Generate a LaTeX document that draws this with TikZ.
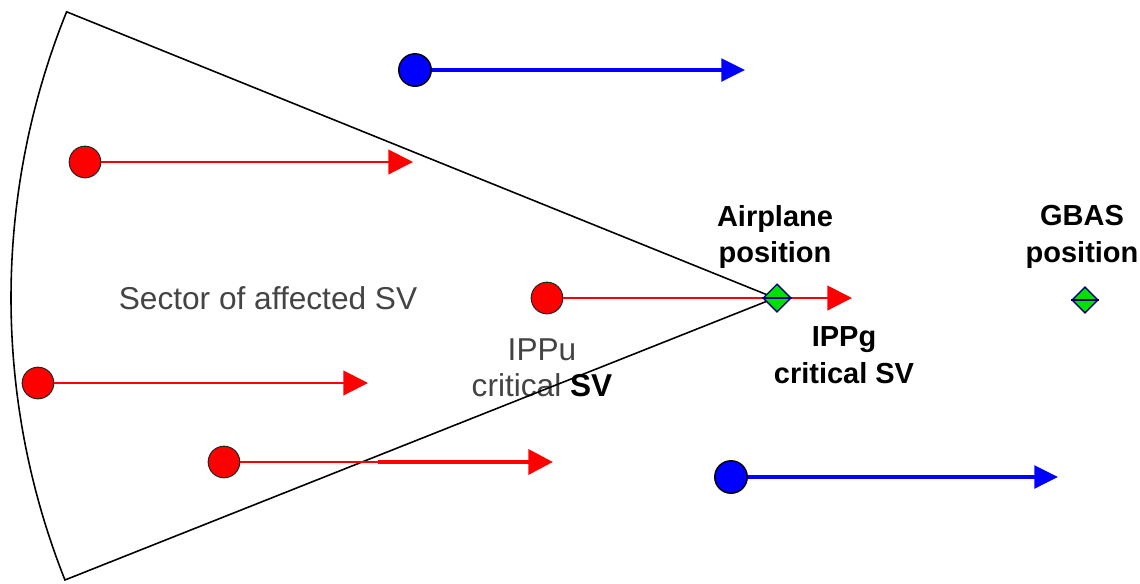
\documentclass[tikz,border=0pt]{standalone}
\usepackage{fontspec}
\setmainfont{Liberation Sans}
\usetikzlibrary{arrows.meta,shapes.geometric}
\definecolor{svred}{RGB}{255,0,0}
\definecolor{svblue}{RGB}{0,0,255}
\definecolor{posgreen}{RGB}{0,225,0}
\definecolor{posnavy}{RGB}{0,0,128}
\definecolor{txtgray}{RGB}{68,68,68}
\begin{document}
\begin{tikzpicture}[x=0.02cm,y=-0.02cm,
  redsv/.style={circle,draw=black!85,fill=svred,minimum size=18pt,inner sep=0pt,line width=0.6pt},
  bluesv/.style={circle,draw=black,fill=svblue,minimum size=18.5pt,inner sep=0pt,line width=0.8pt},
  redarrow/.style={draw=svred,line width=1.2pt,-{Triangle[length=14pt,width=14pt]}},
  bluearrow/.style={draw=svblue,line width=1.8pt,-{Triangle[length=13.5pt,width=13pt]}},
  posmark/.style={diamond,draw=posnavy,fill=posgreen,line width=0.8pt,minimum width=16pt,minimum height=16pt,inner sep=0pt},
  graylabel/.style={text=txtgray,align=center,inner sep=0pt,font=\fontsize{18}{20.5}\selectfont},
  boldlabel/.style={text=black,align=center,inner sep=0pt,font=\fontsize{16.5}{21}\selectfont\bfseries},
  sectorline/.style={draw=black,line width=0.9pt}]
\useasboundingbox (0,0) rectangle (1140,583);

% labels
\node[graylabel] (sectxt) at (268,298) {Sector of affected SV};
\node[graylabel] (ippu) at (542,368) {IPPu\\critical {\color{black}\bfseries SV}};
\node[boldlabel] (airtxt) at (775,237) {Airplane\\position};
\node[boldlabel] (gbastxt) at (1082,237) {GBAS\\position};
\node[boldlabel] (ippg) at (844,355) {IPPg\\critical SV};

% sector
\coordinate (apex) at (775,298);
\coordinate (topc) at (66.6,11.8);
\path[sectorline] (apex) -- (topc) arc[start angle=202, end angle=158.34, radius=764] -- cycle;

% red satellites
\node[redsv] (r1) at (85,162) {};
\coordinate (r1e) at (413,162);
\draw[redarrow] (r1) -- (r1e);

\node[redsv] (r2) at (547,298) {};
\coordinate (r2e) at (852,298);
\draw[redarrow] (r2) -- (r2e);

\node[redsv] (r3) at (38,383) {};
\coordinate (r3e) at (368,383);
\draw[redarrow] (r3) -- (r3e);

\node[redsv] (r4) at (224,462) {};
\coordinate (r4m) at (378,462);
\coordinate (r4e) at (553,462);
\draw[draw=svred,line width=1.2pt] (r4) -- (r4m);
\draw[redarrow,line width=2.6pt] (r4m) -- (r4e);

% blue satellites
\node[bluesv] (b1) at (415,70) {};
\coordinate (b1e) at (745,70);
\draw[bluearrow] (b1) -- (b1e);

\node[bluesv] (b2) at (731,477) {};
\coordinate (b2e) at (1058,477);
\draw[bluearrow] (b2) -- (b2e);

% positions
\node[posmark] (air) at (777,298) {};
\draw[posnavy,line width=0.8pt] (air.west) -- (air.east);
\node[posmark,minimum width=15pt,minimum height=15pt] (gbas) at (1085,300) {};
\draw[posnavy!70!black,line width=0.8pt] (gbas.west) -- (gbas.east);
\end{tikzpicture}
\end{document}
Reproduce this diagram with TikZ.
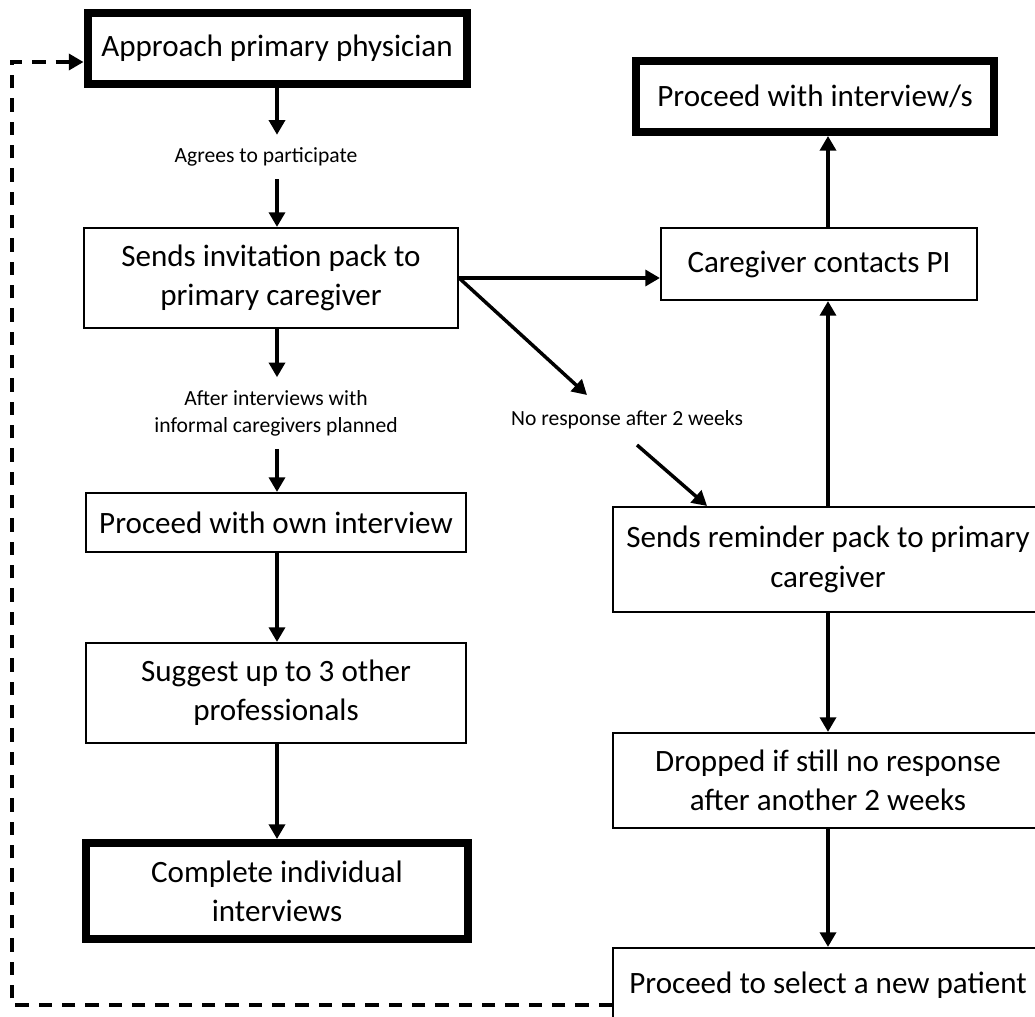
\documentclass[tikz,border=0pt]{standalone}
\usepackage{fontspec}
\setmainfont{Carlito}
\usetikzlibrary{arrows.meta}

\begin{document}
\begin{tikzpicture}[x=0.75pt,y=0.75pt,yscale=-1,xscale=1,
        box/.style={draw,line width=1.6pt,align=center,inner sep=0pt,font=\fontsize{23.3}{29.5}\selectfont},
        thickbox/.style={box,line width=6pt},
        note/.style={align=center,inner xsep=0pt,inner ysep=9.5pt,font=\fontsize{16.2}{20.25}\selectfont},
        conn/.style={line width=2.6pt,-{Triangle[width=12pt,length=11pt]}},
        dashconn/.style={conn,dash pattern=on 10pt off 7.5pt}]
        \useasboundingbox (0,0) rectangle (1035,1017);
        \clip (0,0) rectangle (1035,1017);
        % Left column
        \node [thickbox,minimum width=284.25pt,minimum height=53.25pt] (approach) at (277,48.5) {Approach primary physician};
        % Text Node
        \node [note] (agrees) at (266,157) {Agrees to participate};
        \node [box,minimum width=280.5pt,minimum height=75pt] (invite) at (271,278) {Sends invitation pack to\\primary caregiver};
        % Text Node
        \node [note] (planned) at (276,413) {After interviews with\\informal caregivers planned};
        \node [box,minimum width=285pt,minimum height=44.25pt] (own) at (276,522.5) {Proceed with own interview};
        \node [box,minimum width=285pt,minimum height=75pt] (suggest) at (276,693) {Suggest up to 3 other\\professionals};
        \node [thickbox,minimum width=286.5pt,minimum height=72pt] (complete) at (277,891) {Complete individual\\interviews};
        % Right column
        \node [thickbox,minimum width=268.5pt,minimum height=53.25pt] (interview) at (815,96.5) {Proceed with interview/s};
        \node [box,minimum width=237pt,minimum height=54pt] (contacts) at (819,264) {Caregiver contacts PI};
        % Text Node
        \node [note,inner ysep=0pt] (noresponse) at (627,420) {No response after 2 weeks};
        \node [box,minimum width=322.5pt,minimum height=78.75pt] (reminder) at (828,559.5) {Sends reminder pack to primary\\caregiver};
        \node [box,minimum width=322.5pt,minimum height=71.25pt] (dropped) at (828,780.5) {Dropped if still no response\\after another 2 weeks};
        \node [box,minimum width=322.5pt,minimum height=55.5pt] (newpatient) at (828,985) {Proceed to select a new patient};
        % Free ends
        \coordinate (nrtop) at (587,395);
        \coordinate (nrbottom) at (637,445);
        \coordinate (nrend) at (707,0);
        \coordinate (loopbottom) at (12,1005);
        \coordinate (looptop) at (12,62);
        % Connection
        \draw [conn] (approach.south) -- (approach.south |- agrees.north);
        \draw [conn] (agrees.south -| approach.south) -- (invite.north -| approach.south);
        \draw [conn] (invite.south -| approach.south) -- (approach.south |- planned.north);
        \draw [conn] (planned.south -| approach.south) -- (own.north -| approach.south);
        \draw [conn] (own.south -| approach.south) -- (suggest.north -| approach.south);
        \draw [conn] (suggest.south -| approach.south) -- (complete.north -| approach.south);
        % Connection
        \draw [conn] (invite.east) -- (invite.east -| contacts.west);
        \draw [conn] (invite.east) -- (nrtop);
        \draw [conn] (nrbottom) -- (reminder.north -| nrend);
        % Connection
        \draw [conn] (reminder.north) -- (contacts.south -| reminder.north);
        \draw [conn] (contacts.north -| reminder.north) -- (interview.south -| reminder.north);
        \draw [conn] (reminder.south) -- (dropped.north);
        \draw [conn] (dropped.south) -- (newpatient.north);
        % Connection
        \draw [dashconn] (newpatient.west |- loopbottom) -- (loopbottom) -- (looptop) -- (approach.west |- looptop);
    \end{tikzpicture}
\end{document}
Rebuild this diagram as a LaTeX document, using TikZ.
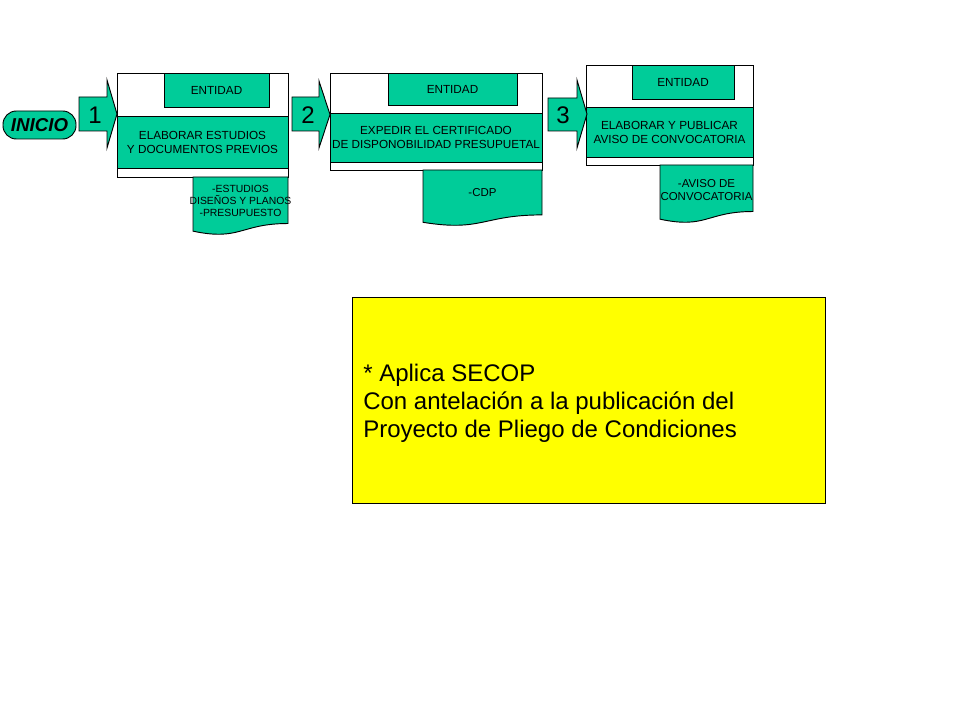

---

Your objective - Each entry shown above must be quoted exactly, with its pictures left out.

Result -
Generate a LaTeX document that draws this with TikZ.
\documentclass[tikz,border=0pt]{standalone}
\usepackage{fontspec}
\setmainfont{Liberation Sans}
\usetikzlibrary{arrows.meta,shapes.geometric}
\definecolor{svred}{RGB}{255,0,0}
\definecolor{svblue}{RGB}{0,0,255}
\definecolor{posgreen}{RGB}{0,225,0}
\definecolor{posnavy}{RGB}{0,0,128}
\definecolor{txtgray}{RGB}{68,68,68}
\begin{document}
\begin{tikzpicture}[x=0.02cm,y=-0.02cm,
  redsv/.style={circle,draw=black!85,fill=svred,minimum size=18pt,inner sep=0pt,line width=0.6pt},
  bluesv/.style={circle,draw=black,fill=svblue,minimum size=18.5pt,inner sep=0pt,line width=0.8pt},
  redarrow/.style={draw=svred,line width=1.2pt,-{Triangle[length=14pt,width=14pt]}},
  bluearrow/.style={draw=svblue,line width=1.8pt,-{Triangle[length=13.5pt,width=13pt]}},
  posmark/.style={diamond,draw=posnavy,fill=posgreen,line width=0.8pt,minimum width=16pt,minimum height=16pt,inner sep=0pt},
  graylabel/.style={text=txtgray,align=center,inner sep=0pt,font=\fontsize{18}{20.5}\selectfont},
  boldlabel/.style={text=black,align=center,inner sep=0pt,font=\fontsize{16.5}{21}\selectfont\bfseries},
  sectorline/.style={draw=black,line width=0.9pt}]
\useasboundingbox (0,0) rectangle (1140,583);

% labels
\node[graylabel] (sectxt) at (268,298) {Sector of affected SV};
\node[graylabel] (ippu) at (542,368) {IPPu\\critical {\color{black}\bfseries SV}};
\node[boldlabel] (airtxt) at (775,237) {Airplane\\position};
\node[boldlabel] (gbastxt) at (1082,237) {GBAS\\position};
\node[boldlabel] (ippg) at (844,355) {IPPg\\critical SV};

% sector
\coordinate (apex) at (775,298);
\coordinate (topc) at (66.6,11.8);
\path[sectorline] (apex) -- (topc) arc[start angle=202, end angle=158.34, radius=764] -- cycle;

% red satellites
\node[redsv] (r1) at (85,162) {};
\coordinate (r1e) at (413,162);
\draw[redarrow] (r1) -- (r1e);

\node[redsv] (r2) at (547,298) {};
\coordinate (r2e) at (852,298);
\draw[redarrow] (r2) -- (r2e);

\node[redsv] (r3) at (38,383) {};
\coordinate (r3e) at (368,383);
\draw[redarrow] (r3) -- (r3e);

\node[redsv] (r4) at (224,462) {};
\coordinate (r4m) at (378,462);
\coordinate (r4e) at (553,462);
\draw[draw=svred,line width=1.2pt] (r4) -- (r4m);
\draw[redarrow,line width=2.6pt] (r4m) -- (r4e);

% blue satellites
\node[bluesv] (b1) at (415,70) {};
\coordinate (b1e) at (745,70);
\draw[bluearrow] (b1) -- (b1e);

\node[bluesv] (b2) at (731,477) {};
\coordinate (b2e) at (1058,477);
\draw[bluearrow] (b2) -- (b2e);

% positions
\node[posmark] (air) at (777,298) {};
\draw[posnavy,line width=0.8pt] (air.west) -- (air.east);
\node[posmark,minimum width=15pt,minimum height=15pt] (gbas) at (1085,300) {};
\draw[posnavy!70!black,line width=0.8pt] (gbas.west) -- (gbas.east);
\end{tikzpicture}
\end{document}
Reproduce this diagram with TikZ.
\documentclass[tikz,border=0pt]{standalone}
\usepackage{fontspec}
\setmainfont{Carlito}
\usetikzlibrary{arrows.meta}

\begin{document}
\begin{tikzpicture}[x=0.75pt,y=0.75pt,yscale=-1,xscale=1,
        box/.style={draw,line width=1.6pt,align=center,inner sep=0pt,font=\fontsize{23.3}{29.5}\selectfont},
        thickbox/.style={box,line width=6pt},
        note/.style={align=center,inner xsep=0pt,inner ysep=9.5pt,font=\fontsize{16.2}{20.25}\selectfont},
        conn/.style={line width=2.6pt,-{Triangle[width=12pt,length=11pt]}},
        dashconn/.style={conn,dash pattern=on 10pt off 7.5pt}]
        \useasboundingbox (0,0) rectangle (1035,1017);
        \clip (0,0) rectangle (1035,1017);
        % Left column
        \node [thickbox,minimum width=284.25pt,minimum height=53.25pt] (approach) at (277,48.5) {Approach primary physician};
        % Text Node
        \node [note] (agrees) at (266,157) {Agrees to participate};
        \node [box,minimum width=280.5pt,minimum height=75pt] (invite) at (271,278) {Sends invitation pack to\\primary caregiver};
        % Text Node
        \node [note] (planned) at (276,413) {After interviews with\\informal caregivers planned};
        \node [box,minimum width=285pt,minimum height=44.25pt] (own) at (276,522.5) {Proceed with own interview};
        \node [box,minimum width=285pt,minimum height=75pt] (suggest) at (276,693) {Suggest up to 3 other\\professionals};
        \node [thickbox,minimum width=286.5pt,minimum height=72pt] (complete) at (277,891) {Complete individual\\interviews};
        % Right column
        \node [thickbox,minimum width=268.5pt,minimum height=53.25pt] (interview) at (815,96.5) {Proceed with interview/s};
        \node [box,minimum width=237pt,minimum height=54pt] (contacts) at (819,264) {Caregiver contacts PI};
        % Text Node
        \node [note,inner ysep=0pt] (noresponse) at (627,420) {No response after 2 weeks};
        \node [box,minimum width=322.5pt,minimum height=78.75pt] (reminder) at (828,559.5) {Sends reminder pack to primary\\caregiver};
        \node [box,minimum width=322.5pt,minimum height=71.25pt] (dropped) at (828,780.5) {Dropped if still no response\\after another 2 weeks};
        \node [box,minimum width=322.5pt,minimum height=55.5pt] (newpatient) at (828,985) {Proceed to select a new patient};
        % Free ends
        \coordinate (nrtop) at (587,395);
        \coordinate (nrbottom) at (637,445);
        \coordinate (nrend) at (707,0);
        \coordinate (loopbottom) at (12,1005);
        \coordinate (looptop) at (12,62);
        % Connection
        \draw [conn] (approach.south) -- (approach.south |- agrees.north);
        \draw [conn] (agrees.south -| approach.south) -- (invite.north -| approach.south);
        \draw [conn] (invite.south -| approach.south) -- (approach.south |- planned.north);
        \draw [conn] (planned.south -| approach.south) -- (own.north -| approach.south);
        \draw [conn] (own.south -| approach.south) -- (suggest.north -| approach.south);
        \draw [conn] (suggest.south -| approach.south) -- (complete.north -| approach.south);
        % Connection
        \draw [conn] (invite.east) -- (invite.east -| contacts.west);
        \draw [conn] (invite.east) -- (nrtop);
        \draw [conn] (nrbottom) -- (reminder.north -| nrend);
        % Connection
        \draw [conn] (reminder.north) -- (contacts.south -| reminder.north);
        \draw [conn] (contacts.north -| reminder.north) -- (interview.south -| reminder.north);
        \draw [conn] (reminder.south) -- (dropped.north);
        \draw [conn] (dropped.south) -- (newpatient.north);
        % Connection
        \draw [dashconn] (newpatient.west |- loopbottom) -- (loopbottom) -- (looptop) -- (approach.west |- looptop);
    \end{tikzpicture}
\end{document}
Rebuild this diagram as a LaTeX document, using TikZ.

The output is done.